Kılıçdaroğlu was quick to offer a retort. He said Çelik, the former education minister, was using language that belied his level. “He has used a style that is worthy of him. I see why the Education Ministry is in its current condition after hearing Çelik’s words.”

Apart from one squatting and one standing up, there are other differences in the picture. Chief of General Staff Gen. İlker Başbuğ, who is seen in both pictures, is also squatting next to the prime minister during his Gediktepe visit. The trenches are lined with sandbags that go up about 80 centimeters. The area is one of the most dangerous regions in the fight against terrorism as the location happens to be used extensively by PKK terrorists who infiltrate Turkish borders. The sandbags in the picture with Kılıçdaroğlu are 1.5 meters high, and Başbuğ and the other generals are also standing with him. The picture was also taken not in Gediktepe but in a secure outpost in Şırnak. The press was not allowed here, and this picture was taken by the CHP’s private photographer.

Former chairman of the pro-Kurdish Democratic Society Party (DTP), in remarks made on Sunday, commented on the Gediktepe exchanges, saying: “The prime minister and CHP leader Kemal Kılıçdaroğlu should visit the mothers of this country who want peace. You can’t solve this problem by giving guns to 20-year-olds and have them stand watch at military posts. The problem is not on the other side of the military stations, it is behind it.

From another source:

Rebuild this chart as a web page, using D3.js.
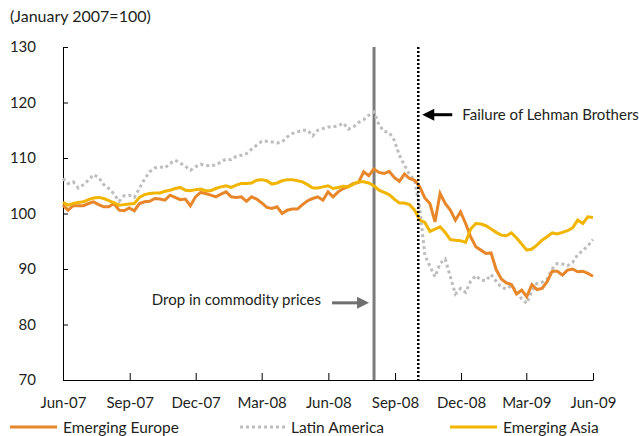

The problem is the Kurdish question.”

Nationalist Movement Party (MHP) leader Devlet Bahçeli also criticized the dispute in remarks made at a regional convention of his party in the province of Malatya on Sunday. “One who wants to go to Gediktepe might stand up or sit down. Keeping this topic in the limelight to earn some parties political gain won’t do any good to anyone,” he said. He also criticized the prime minister’s statement calling on the PKK to lay down its arms, saying this was tantamount to surrendering to the terrorist organization and treating it as an equal.

Nine Turkish soldiers were killed at the Tekeli Battalion Command in the Şemdinli district of Hakkari on June 19 in the PKK attack. Two other soldiers were killed by a land mine in the same region, raising the number of slain soldiers to 11 in a day.